Someone who has taken advantage of the power of social media with promoting their drag is Jorgie Silva, also known as Ariana Dulce. Dulce was born and raised in Reno. She is now based in Buffalo, New York, where she is going to nursing school, but she still comes back to Reno to perform.
Ariana first started performing because her roommate at the time was a club promoter trying to get different queens to come perform at his club. She also heard about a drag show being hosted by the Queer Student Union at UNR, and made her debut performance there.
Building and Growing a Brand on Social Media
Once she got into it, Ariana says she became hooked. She started performing at her roommate’s club on the nights that the events allowed 18-year-olds to come. She began networking with other queens to find where she could perform without being ID’ed at the door.
Eventually, she found her way into competing for Miss Gay Reno Latina for 2017, and that’s when her use of social media changed from just posting for fun, to specifically targeting audiences and trying to build a brand for her drag.
“…That was when after I got second place I thought of social media as more of a way to brand myself, once I saw that I had a lot of the Hispanic community exposed more because of who I am, I wanted to merge that with the American part of drag so that I can connect it both and bring more exposure,” she said.
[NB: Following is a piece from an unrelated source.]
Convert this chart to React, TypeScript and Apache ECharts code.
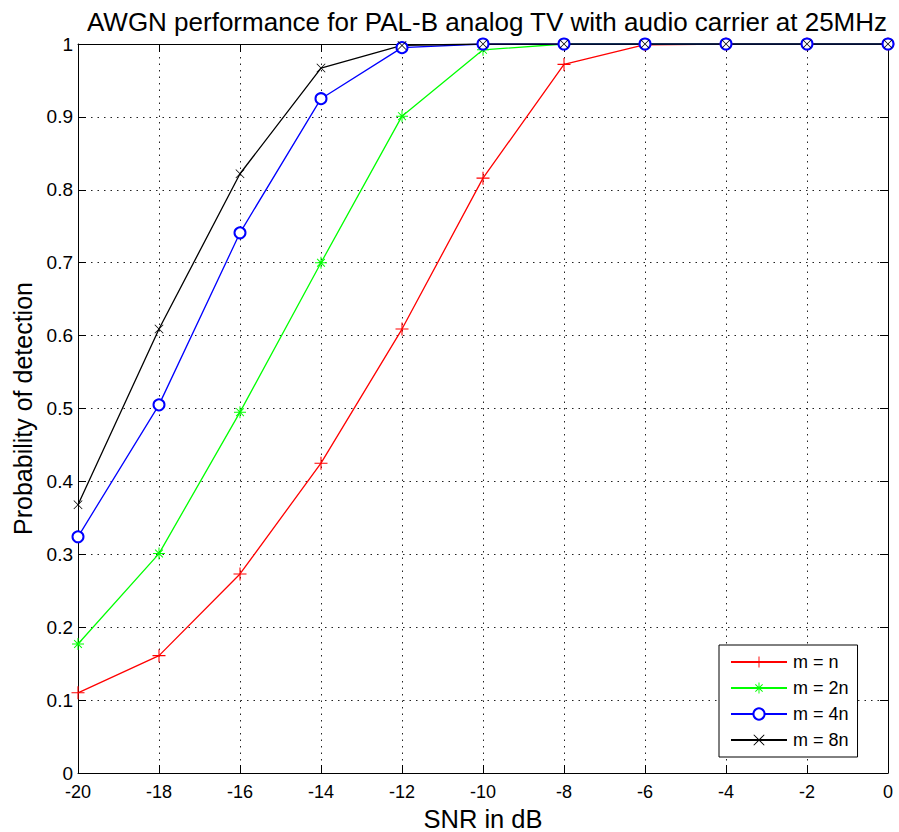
import React, { useEffect, useRef } from "react";
import * as echarts from "echarts";

const snr = [-20, -18, -16, -14, -12, -10, -8, -6, -4, -2, 0];
const pdN = [0.11, 0.161, 0.273, 0.425, 0.609, 0.816, 0.972, 0.999, 1, 1, 1];
const pd2N = [0.177, 0.301, 0.495, 0.7, 0.901, 0.992, 1, 1, 1, 1, 1];
const pd4N = [0.324, 0.505, 0.741, 0.925, 0.995, 1, 1, 1, 1, 1, 1];
const pd8N = [0.368, 0.609, 0.822, 0.967, 0.998, 1, 1, 1, 1, 1, 1];
const seriesNames = ["m = n", "m = 2n", "m = 4n", "m = 8n"];

const PLUS = "path://M11,0h2v11h11v2h-11v11h-2v-11h-11v-2h11z";
const CROSS = "path://M0,1.4L1.4,0L12,10.6L22.6,0L24,1.4L13.4,12L24,22.6L22.6,24L12,13.4L1.4,24L0,22.6L10.6,12Z";
const STAR = "path://M11,0h2v11h11v2h-11v11h-2v-11h-11v-2h11z M3.5,4.9L4.9,3.5L12,10.6L19.1,3.5L20.5,4.9L13.4,12L20.5,19.1L19.1,20.5L12,13.4L4.9,20.5L3.5,19.1L10.6,12Z";

export default function App() {
  const ref = useRef<HTMLDivElement>(null);
  useEffect(() => {
    if (!ref.current) return;
    const chart = echarts.init(ref.current, null, { renderer: "svg" });
    const font = "Liberation Sans, Arial, sans-serif";
    const mk = (name: string, data: number[], color: string, symbol: string, size: number, empty = false) => ({
      name,
      type: "line",
      data: snr.map((x, i) => [x, data[i]]),
      symbol,
      symbolSize: size,
      showAllSymbol: true,
      lineStyle: { color, width: 1.3 },
      itemStyle: empty
        ? { color, borderColor: color, borderWidth: 1.2 }
        : { color, borderWidth: 0 },
      z: 3,
    });
    const dotted = { show: true, lineStyle: { color: "#222", type: [1.5, 5], width: 1 } };
    chart.setOption({
      animation: false,
      backgroundColor: "#fff",
      textStyle: { fontFamily: font },
      title: {
        text: "AWGN performance for PAL-B analog TV with audio carrier at 25MHz",
        left: 482,
        textAlign: "center",
        top: 4,
        textStyle: { fontFamily: font, fontSize: 26, fontWeight: "normal", color: "#000" },
      },
      grid: { left: 78, right: 11, top: 44, bottom: 59, containLabel: false, outerBoundsMode: "none" },
      legend: {
        orient: "vertical",
        left: 719,
        top: 645,
        padding: [8, 9, 8, 11],
        backgroundColor: "#fff",
        borderColor: "#000",
        borderWidth: 1,
        borderRadius: 0,
        itemWidth: 56,
        itemHeight: 14,
        itemGap: 8,
        data: seriesNames,
        textStyle: { fontFamily: font, fontSize: 18, lineHeight: 18, color: "#000", padding: [0, 0, 0, 1] },
      },
      xAxis: [
        {
          type: "value",
          min: -20,
          max: 0,
          interval: 2,
          name: "SNR in dB",
          nameLocation: "middle",
          nameGap: 28,
          nameTextStyle: { fontFamily: font, fontSize: 25.5, lineHeight: 26, color: "#000" },
          axisLine: { show: true, onZero: false, lineStyle: { color: "#000", width: 1 } },
          axisTick: { show: true, inside: true, length: 8, lineStyle: { color: "#000" } },
          axisLabel: { fontFamily: font, fontSize: 18, color: "#000", margin: 10 },
          splitLine: dotted,
        },
        {
          type: "value",
          position: "top",
          min: -20,
          max: 0,
          interval: 2,
          axisLine: { show: true, onZero: false, lineStyle: { color: "#000", width: 1 } },
          axisTick: { show: true, inside: true, length: 8, lineStyle: { color: "#000" } },
          axisLabel: { show: false },
          splitLine: { show: false },
        },
      ],
      yAxis: [
        {
          type: "value",
          min: 0,
          max: 1,
          interval: 0.1,
          name: "Probability of detection",
          nameLocation: "middle",
          nameGap: 42,
          nameTextStyle: { fontFamily: font, fontSize: 25, color: "#000" },
          axisLine: { show: true, onZero: false, lineStyle: { color: "#000", width: 1 } },
          axisTick: { show: true, inside: true, length: 8, lineStyle: { color: "#000" } },
          axisLabel: {
            fontFamily: font,
            fontSize: 19,
            color: "#000",
            margin: 5,
            formatter: (v: number) => String(Math.round(v * 10) / 10),
          },
          splitLine: dotted,
        },
        {
          type: "value",
          position: "right",
          min: 0,
          max: 1,
          interval: 0.1,
          axisLine: { show: true, onZero: false, lineStyle: { color: "#000", width: 1 } },
          axisTick: { show: true, inside: true, length: 8, lineStyle: { color: "#000" } },
          axisLabel: { show: false },
          splitLine: { show: false },
        },
      ],
      series: [
        mk(seriesNames[0], pdN, "#ff0000", PLUS, 13),
        mk(seriesNames[1], pd2N, "#00ff00", STAR, 12),
        mk(seriesNames[2], pd4N, "#0000ff", "emptyCircle", 11, true),
        mk(seriesNames[3], pd8N, "#000000", CROSS, 9),
      ],
    });
    return () => chart.dispose();
  }, []);
  return (
    <div
      ref={ref}
      style={{ position: "fixed", left: 0, top: 0, width: 899, height: 832, background: "#fff" }}
    />
  );
}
Ariana said that Instagram is the best platform to use for drag queens for a lot of reasons. Specifically, having the capability to personally post photos of your version of drag and interact with others through hashtags and comments makes networking so much easier, she said.
With this social media capability, Dulce has received numerous opportunities to perform in other cities, and even other countries. The first time she performed in Mexico was because she had #DragMexico in one of her posts, and a club promoter found her profile and asked her to perform for Mexican Independence Day.
Once Dulce moved to Buffalo, she says social media really helped spread her drag through the New York scene as well.
Reno, Still a Good Scene to Get Started
Dulce said she’s also made new friends and met a lot of people just through Instagram.
“I’m really good friends with several queens that are starting / well-known in their drag community. I’ve never met them in person, but we’re always messaging each other through social media to network about wigs or ‘you made this mix, can you make me a mix too?’” she said.
With all of this in mind, Dulce thinks Reno’s drag scene is still up and coming, despite its long history. Compared to the Buffalo scene, she said, her experience of the two communities is vastly different.
“[Reno] is rich in talent and it’s great, it’s coming up and it’s creating more and more outlets for a lot more queens, that really haven’t gone out into the scene, to develop yourself to be a starting queen. And in Buffalo, there’s not really that, you don’t really see the scene as starting, you see it’s established, it’s very professional like… They’ve been doing this for years,” she said.